1987年2月、日本政府は1985年に民営化したNTTの政府保有株式を売り出し、各証券取引所に上場させました。時期的にちょうどバブル経済と重なったこともあり、国民の間に財テクブームが沸き起こります。すでにバブル経済の萌芽は1985年くらいからありましたが、この時期と前後して大きな財テク詐欺が多発することになります。

代表的な例として、架空の金地金で預かり証券を発行して大勢の人から金銭を詐取した「豊田商事事件」、保証金を積めばそれに対して10倍の融資を受けられると株式の売買を勧誘した「投資ジャーナル事件」があります。その他、土地ブームを悪用して無価値の原野を高値で販売する「原野商法」なども多発しました。

その後、バブル経済が崩壊により何となく下火になりかけていた金融詐欺ですが、再び勢いを盛り返したのが1990年代の半ばから2000年にかけてです。

この時期何があったのかというと、「日本版金融ビッグバン」と称された大規模な金融制度改革の実施です。「フリー」「フェア」「グローバル」を市場改革の三原則とし、個人が利用できる金融サービスも含めて自由化が一気に加速しました。

例えば、投資信託の銀行窓口販売解禁、改正外為法施行による海外金融機関での口座開設、銀行以外での外国為替取扱、証券デリバティブの全面解禁、資産担保証券など債権等の流動化、株式売買委託手数料の自由化、などがそれにあたります。

この自由化に乗じて、さまざまな金融詐欺事件が1990年代の後半あたりから増えていきました。
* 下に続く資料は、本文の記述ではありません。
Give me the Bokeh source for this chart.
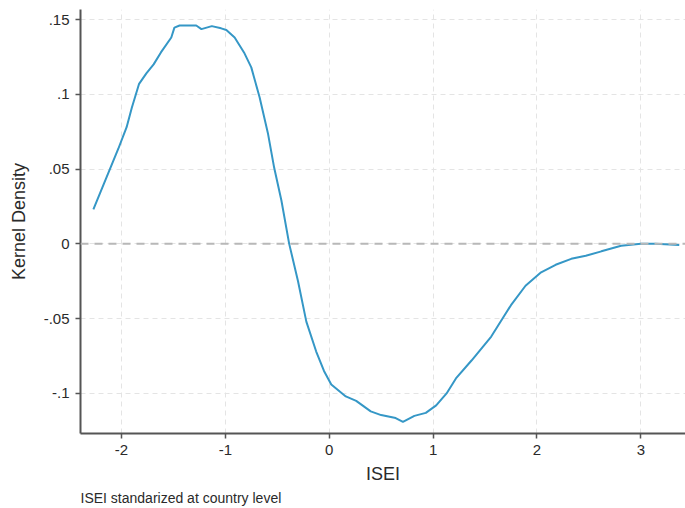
from bokeh.plotting import figure
from bokeh.models import FixedTicker, Span, Range1d, Title
from bokeh.embed import file_html
from bokeh.resources import INLINE

isei = [-2.27, -2.03, -1.95, -1.90, -1.83, -1.76, -1.69, -1.62, -1.52, -1.49, -1.44,
        -1.28, -1.23, -1.13, -1.04, -0.99, -0.91, -0.82, -0.75, -0.67, -0.59, -0.53,
        -0.46, -0.385, -0.30, -0.22, -0.125, -0.05, 0.02, 0.16, 0.26, 0.40, 0.50,
        0.64, 0.71, 0.82, 0.93, 1.03, 1.13, 1.22, 1.37, 1.56, 1.75, 1.89, 2.04,
        2.18, 2.33, 2.47, 2.62, 2.81, 3.00, 3.14, 3.37]
density = [0.023, 0.0636, 0.078, 0.091, 0.107, 0.114, 0.120, 0.128, 0.138, 0.1446, 0.146,
           0.146, 0.1436, 0.1456, 0.1441, 0.143, 0.138, 0.128, 0.118, 0.098, 0.074, 0.051,
           0.029, 0.0, -0.025, -0.052, -0.072, -0.085, -0.094, -0.102, -0.105, -0.112, -0.1145,
           -0.1165, -0.119, -0.115, -0.113, -0.108, -0.100, -0.090, -0.078, -0.062, -0.041, -0.028, -0.019,
           -0.014, -0.010, -0.008, -0.005, -0.0013, 0.0, 0.0, -0.0007]

x_ticks = [-2, -1, 0, 1, 2, 3]
x_tick_labels = ["-2", "-1", "0", "1", "2", "3"]
y_ticks = [-0.1, -0.05, 0, 0.05, 0.1, 0.15]
y_tick_labels = ["-.1", "-.05", "0", ".05", ".1", ".15"]

FONT = "Liberation Sans"

p = figure(width=685, height=508, output_backend="svg", toolbar_location=None,
           x_range=Range1d(-2.394, 3.43), y_range=Range1d(-0.1268, 0.1567),
           min_border_left=80, min_border_right=0, min_border_top=9, min_border_bottom=75)
p.outline_line_color = None
p.background_fill_color = "white"
p.border_fill_color = "white"

p.line(isei, density, line_color="#3597c6", line_width=2)

p.add_layout(Span(location=0, dimension="width", line_color="#b8b8b8",
                  line_width=2, line_dash="8 6"))

for ax in (p.xaxis[0], p.yaxis[0]):
    ax.axis_line_color = "#555555"
    ax.axis_line_width = 2
    ax.major_tick_line_color = "#555555"
    ax.major_tick_line_width = 1.5
    ax.major_tick_out = 5
    ax.major_tick_in = 0
    ax.minor_tick_line_color = None
    ax.major_label_text_font = FONT
    ax.major_label_text_font_size = "15px"
    ax.major_label_text_color = "#2a2a2a"
    ax.axis_label_text_font = FONT
    ax.axis_label_text_font_size = "18px"
    ax.axis_label_text_font_style = "normal"
    ax.axis_label_text_color = "#2a2a2a"

p.xaxis.ticker = FixedTicker(ticks=x_ticks)
p.yaxis.ticker = FixedTicker(ticks=y_ticks)
p.xaxis.major_label_overrides = {v: s for v, s in zip(x_ticks, x_tick_labels)}
p.yaxis.major_label_overrides = {v: s for v, s in zip(y_ticks, y_tick_labels)}
p.yaxis.major_label_orientation = "horizontal"
p.xaxis.axis_label = "ISEI"
p.yaxis.axis_label = "Kernel Density"
p.xaxis.major_label_standoff = 6
p.xaxis.axis_label_standoff = 6
p.yaxis.major_label_standoff = 6
p.yaxis.axis_label_standoff = 12

for g in (p.xgrid[0], p.ygrid[0]):
    g.grid_line_color = "#e4e4e4"
    g.grid_line_dash = "5 4"
    g.grid_line_width = 1

note = Title(text="ISEI standarized at country level", align="left",
             text_font=FONT, text_font_size="14px", text_font_style="normal",
             text_color="#2a2a2a", standoff=2, offset=0)
p.add_layout(note, "below")

open("out.html", "w").write(file_html(p, INLINE))
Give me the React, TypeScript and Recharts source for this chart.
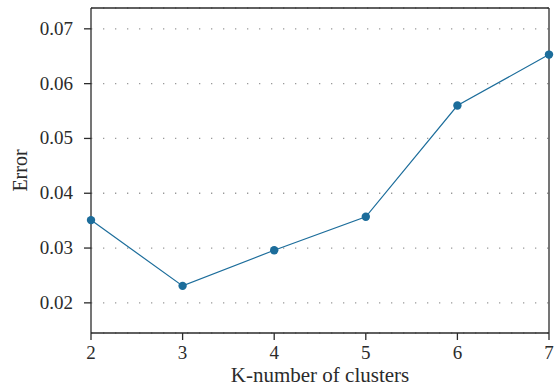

簡単に言えば、海外のヘッジファンド、プライベートバンク、医療保険請求権、外国籍投資信託などをかたり、実態のない投資商品やサービスを売りつけ、個人資産を詐取する事件が多発したのです。

この時期、私自身もこの手の金融詐欺の取材を行っていましたが、騙す側は口を揃えて「自由化によってこの手の商品を提供できるようになりました。海外ではものすごく人気なのです!」と言っていました。

まさに、規制緩和、自由化が犯罪のネタに使われていたのです。